On October 30, the Fourth Circuit will hear oral argument in a closely-watched Superfund case, Duke Energy Progress, Inc. v. Consolidation Coal Co. The appeal involves the “intent to dispose” standard for arranger liability that the Supreme Court set out in Burlington Northern v. United States.
CERCLA Arranger Liability
Liability under the Comprehensive Environmental Response, Compensation, and Liability Act (CERCLA) includes any person who “arranges for” the disposal or treatment of a hazardous substance. Five years ago, in Burlington Northern, the Supreme Court held that “an entity may qualify as an arranger . . . when it takes intentional steps to dispose of a hazardous substance.” In so holding, the Court established the endpoints of the arranger liability spectrum.

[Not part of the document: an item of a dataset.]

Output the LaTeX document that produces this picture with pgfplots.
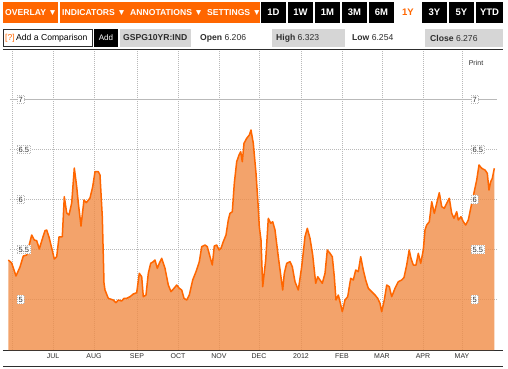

Liability, the Court said, would attach if “an entity were to enter into a transaction for the sole purpose of discarding a used and no longer useful hazardous substance.” But liability would not attach if an entity sold “a new and useful product” that the purchaser later, unbeknownst to the seller, disposed of in a manner that resulted in contamination.
Ward Transformer Site
This litigation involves cleanup costs for PCB impacts at the Ward Transformer Superfund Site (“Ward”), a former transformer sales and repair facility in North Carolina. Plaintiff Consolidation Coal Co. and third-party plaintiff PCS Phosphate are appealing the district court’s dismissal of defendant Georgia Power on summary judgment grounds.
According to the parties’ filings, Georgia Power sold over 100 used transformers to Ward in the early 1980s, which Ward repaired prior to reselling them to third parties. Not all of the transformers were drained prior to shipment to Ward, and some had PCB-containing oil. Therefore, the district court conducted a fact-intensive inquiry to determine Georgia Power’s alleged intent for CERCLA liability purposes.
The district court held that specific intent to dispose of hazardous substances must be proven to meet the arranger liability standard contemplated by Burlington Northern. Applying that standard to Georgia Power’s transactions, the plaintiffs argued that the fact that Ward had to repair the transformers prior their resale, including the removal of defective parts, constituted arrangement for disposal. The district court disagreed, holding that (1) the transformers were not leaking upon sale to Ward; (2) the transformers had marketable value, even if repairs were required; and (3) Georgia Power had no knowledge that Ward might spill any PCB-containing oils during the course of such repairs. The district court therefore concluded that Georgia Power could not be held liable as a CERCLA arranger as a matter of law.
The parties filed their respective briefs last spring, and the Fourth Circuit is expected to issue a decision by April 2015. If you have questions about the appeal or the Ward litigation generally, please contact Doug Arnold, Sarah Babcock or Geoff Rathgeber.
 Carolina Power & Light Co. v. Alcan Aluminum Corp., 921 F. Supp. 2d. 488 (E.D.N.C. 2013), appeal docketed, No. 13-1306 (4th Cir. May 10, 2013).
 556 U.S. 599 (2009).
 42 U.S.C. § 9607(a)(3).
 Burlington Northern, 556 U.S. at 611.
 Id. at 609–10.
 The parties in agreed to use a test-case process “to streamline the litigation.” Carolina Power & Light Co. v. 3M Co., Nos. 5:08-CV-00460, 5:08-CV-00463, at *2 (E.D.N.C. Apr. 30, 2013). Georgia Power agreed to serve as the test case for the defendants that allegedly sold used transformers to Ward.